Le icone dell’ipermaterno

Quando Lonzi denuncia una maternità “snaturata” invece rifiuta tutti gli aspetti idillici tradizionalmente associati alla maternità “naturale”. Allo stesso modo Adriana Cavarero, una delle più influenti filosofe italiane della differenza sessuale, ha recentemente proposto un ritorno all’esperienza naturale della maternità di segno nuovo e provocatorio.

La ricerca dell’arcaico e del naturale che descrive in Donne che allattano cuccioli di lupo (Castelvecchi 2023) nella direzione di un recupero di una natura che è tutto tranne che idillica: non è un falso ritorno alla natura rousseauiano, quanto un’assunzione della vita anche nei suoi aspetti minacciosi e terribili.

Le «icone dell’ipermaterno» che propone nel suo ultimo libro non sono quelle della "maternità intensiva” o “esclusiva” proposte oggi. Cavarero considera invece la maternità a partire da esempi di quelli che diremmo casi tipici di “madri snaturate”, proposti proprio come icone di una “ipermaternità” che – per la sua vicinanza alla vita (zoé) – non è oppressa, né ridotta alla sua più ristretta funzione riproduttiva.

Il corpo materno che partorisce è considerato alla stessa stregua del corpo materno che abortisce, entrambi partecipi della stessa esperienza del ciclo della riproduzione, in cui la donna ha un ruolo davvero potente proprio perché non è solo un veicolo della generazione, ma ha il potere di generare e di non generare. Ciò che va “contro natura” – nel senso denunciato anche da Lonzi – sembra invece il prezzo disumano pagato dalle maternità tradizionali. Il vero snaturamento è quello della madre “addomesticata”, rinchiusa in casa il più possibile, limitata alla sfera dei doveri (decisi dai padri) verso i figli e la famiglia, quella madre che “canticchiava stirando” – e che Annie Ernaux sente di “uccidere” dentro di sé con il suo aborto a vent’anni, descritto ne L’evento.

La potenza della zoé viene invece incarnata dalle giovani madri baccanti, che si abbandonano a riti dionisiaci e dimenticano i figli a casa, e che quando hanno i seni gonfi di latte, anziché tornare dai propri bambini, allattano i cuccioli di cerbiatto e di lupo che incontrano nel bosco. L’ipermaterno di Cavarero sovverte così l’immagine tradizionale della madre: rifiuta la domesticità, delega la cura dei figli, assume pienamente il potere di decidere se e come usare la propria potenza generativa.
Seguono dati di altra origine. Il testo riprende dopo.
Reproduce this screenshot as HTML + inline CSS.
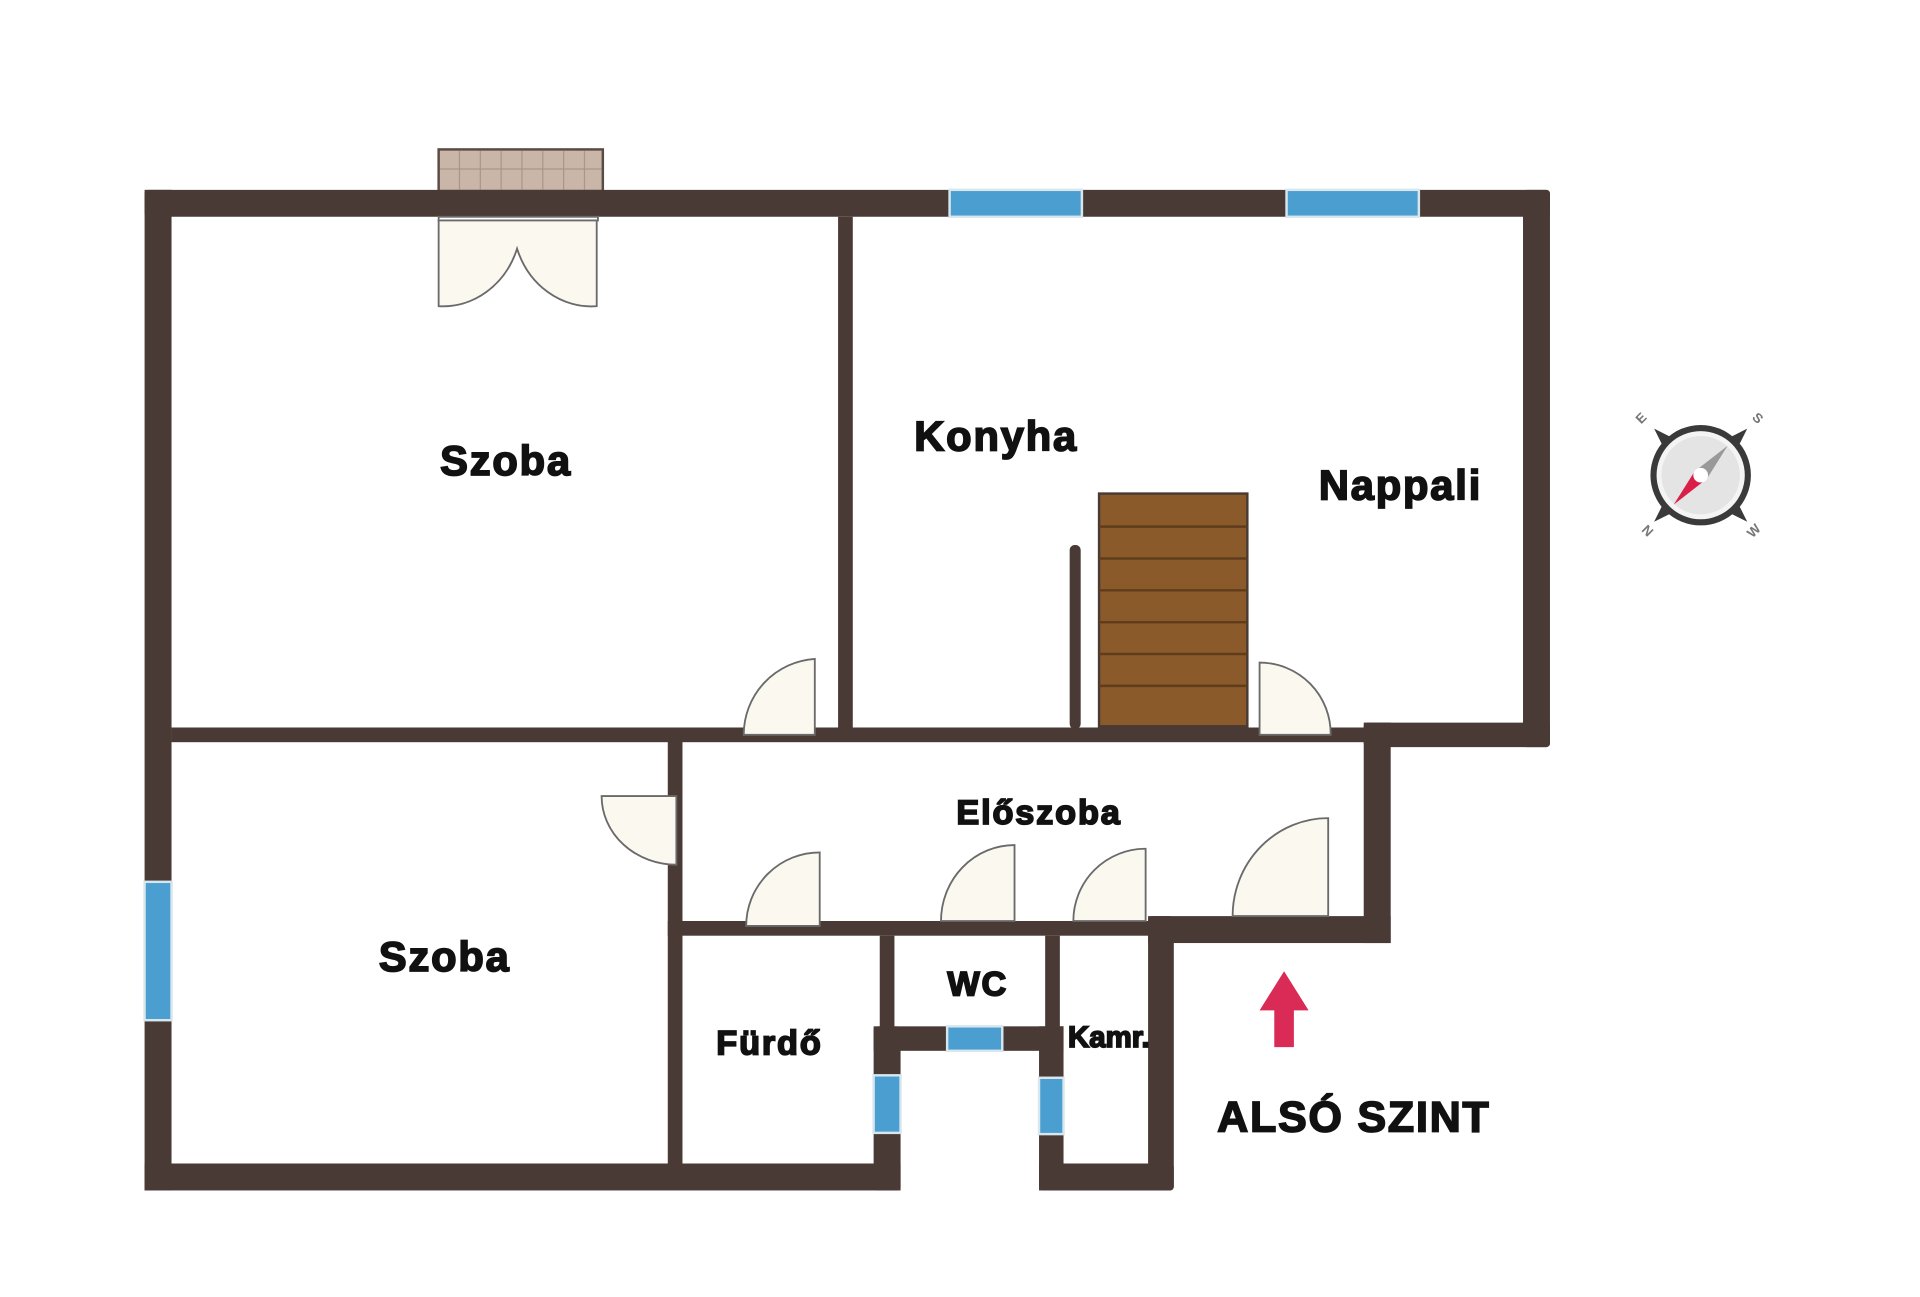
<!DOCTYPE html>
<html><head><meta charset="utf-8"><style>
html,body{margin:0;padding:0;background:#fff;width:1920px;height:1297px;overflow:hidden}
svg{display:block}
text{font-family:"Liberation Sans",sans-serif;font-weight:bold;fill:#111;stroke:#111;stroke-width:1.4;letter-spacing:1.5px}
</style></head><body>
<svg width="1920" height="1297" viewBox="0 0 1567 1059" preserveAspectRatio="none" xmlns="http://www.w3.org/2000/svg">
<rect width="1567" height="1059" fill="#fff"/>
<!-- fireplace -->
<rect x="358" y="122" width="134" height="34" fill="#c9b6a8" stroke="#5a4a44" stroke-width="2"/>
<g stroke="#a8968a" stroke-width="1">
<line x1="375" y1="123" x2="375" y2="155"/><line x1="392" y1="123" x2="392" y2="155"/><line x1="409" y1="123" x2="409" y2="155"/><line x1="426" y1="123" x2="426" y2="155"/><line x1="443" y1="123" x2="443" y2="155"/><line x1="460" y1="123" x2="460" y2="155"/><line x1="477" y1="123" x2="477" y2="155"/><line x1="359" y1="138" x2="491" y2="138"/>
</g>
<!-- stairs -->
<rect x="897" y="403" width="121" height="190" fill="#8b5a2b" stroke="#4a3a35" stroke-width="2"/>
<g stroke="#5e3c1c" stroke-width="2">
<line x1="897" y1="430" x2="1018" y2="430"/><line x1="897" y1="456" x2="1018" y2="456"/><line x1="897" y1="482" x2="1018" y2="482"/><line x1="897" y1="508" x2="1018" y2="508"/><line x1="897" y1="534" x2="1018" y2="534"/><line x1="897" y1="560" x2="1018" y2="560"/>
</g>
<rect x="873" y="445" width="9" height="150" rx="4" fill="#4a3a35"/>
<!-- walls -->
<g fill="#4a3a35">
<rect x="118" y="155" width="1147" height="22" rx="3"/>
<rect x="118" y="155" width="22" height="817"/>
<rect x="1243" y="155" width="22" height="455" rx="3"/>
<rect x="1113" y="590" width="152" height="20" rx="3"/>
<rect x="1113" y="590" width="22" height="180"/>
<rect x="937" y="748" width="198" height="22"/>
<rect x="937" y="748" width="21" height="224" rx="3"/>
<rect x="118" y="950" width="617" height="22"/>
<rect x="713" y="838" width="22" height="134" rx="3"/>
<rect x="848" y="838" width="20" height="134"/>
<rect x="848" y="950" width="110" height="22" rx="3"/>
<rect x="684" y="177" width="12" height="423"/>
<rect x="140" y="594" width="975" height="12"/>
<rect x="545" y="600" width="12" height="350"/>
<rect x="545" y="752" width="400" height="12"/>
<rect x="718" y="764" width="12" height="80"/>
<rect x="853" y="764" width="12" height="80"/>
<rect x="713" y="838" width="155" height="20"/>
</g>
<!-- windows -->
<g fill="#4a9fd0" stroke="#d8e6ee" stroke-width="2">
<rect x="775" y="155" width="108" height="22"/>
<rect x="1050" y="155" width="108" height="22"/>
<rect x="118" y="720" width="22" height="113"/>
<rect x="773" y="838" width="45" height="20"/>
<rect x="713" y="878" width="22" height="47"/>
<rect x="848" y="880" width="20" height="46"/>
</g>
<!-- doors -->
<g fill="#fbf8f0" stroke="#6a6a6a" stroke-width="1.5">
<rect x="358" y="177" width="130" height="3" fill="#fff"/>
<path d="M358 180 L358 250 A64 70 0 0 0 422 203 A64 70 0 0 0 487 250 L487 180 Z"/>
<path d="M665 600 L665 538 A62 62 0 0 0 607 600 Z"/>
<path d="M1028 600 L1028 541 A58 58 0 0 1 1086 600 Z"/>
<path d="M552 650 L491 650 A61 56 0 0 0 552 706 Z"/>
<path d="M669 756 L669 696 A60 60 0 0 0 609 756 Z"/>
<path d="M828 752 L828 690 A60 62 0 0 0 768 752 Z"/>
<path d="M935 752 L935 693 A59 59 0 0 0 876 752 Z"/>
<path d="M1084 748 L1084 668 A78 80 0 0 0 1006 748 Z"/>
</g>
<!-- labels -->
<text x="413" y="388" font-size="34" text-anchor="middle">Szoba</text>
<text x="813" y="368" font-size="34" text-anchor="middle">Konyha</text>
<text x="1143" y="408" font-size="34" text-anchor="middle">Nappali</text>
<text x="848" y="673" font-size="28" text-anchor="middle">Előszoba</text>
<text x="363" y="793" font-size="34" text-anchor="middle">Szoba</text>
<text x="628" y="861" font-size="28" text-anchor="middle">Fürdő</text>
<text x="798" y="813" font-size="28" text-anchor="middle">WC</text>
<text x="905" y="855" font-size="24" text-anchor="middle" style="letter-spacing:0">Kamr.</text>
<text x="1105" y="924" font-size="35" text-anchor="middle">ALSÓ SZINT</text>
<!-- arrow -->
<path d="M1048 793 L1068 825 L1056 825 L1056 855 L1040 855 L1040 825 L1028 825 Z" fill="#d92b56"/>
<!-- compass -->
<g transform="translate(1388,388)">
<path d="M-38 -38 L-22 -30 L22 -30 L38 -38 L30 -22 L30 22 L38 38 L22 30 L-22 30 L-38 38 L-30 22 L-30 -22 Z" fill="#3a3a3a"/>
<circle r="41" fill="#3a3a3a"/>
<circle r="36" fill="#f4f4f4"/>
<circle r="32" fill="#e4e4e4"/>
<path d="M-5 -3 L22 -24 L5 3 Z" fill="#999"/>
<path d="M5 3 L-22 24 L-5 -3 Z" fill="#d91e48"/>
<circle r="6" fill="#fff"/>
<g font-size="11">
<text transform="translate(-46,-44) rotate(-45)" text-anchor="middle" style="fill:#777;stroke:none;letter-spacing:0">E</text>
<text transform="translate(44,-44) rotate(45)" text-anchor="middle" style="fill:#777;stroke:none;letter-spacing:0">S</text>
<text transform="translate(-46,48) rotate(45)" text-anchor="middle" style="fill:#777;stroke:none;letter-spacing:0">N</text>
<text transform="translate(46,48) rotate(-45)" text-anchor="middle" style="fill:#777;stroke:none;letter-spacing:0">W</text>
</g>
</g>
</svg>
</body></html>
È un invito a intendere la natura generativa in modo debordante, esprimendo la funzione materna ben al di là del ruolo limitato che le viene solitamente accordato, considerando roba da nulla tutto il resto che le donne mettono al mondo. La ridefinizione del rapporto materno con la natura trascinerà poi con sé inevitabilmente una simmetrica evoluzione del rapporto maschile con la natura, e con la paternità. Come scriveva sempre Lonzi, «non è il figlio che ci ha fatte schiave, ma il padre».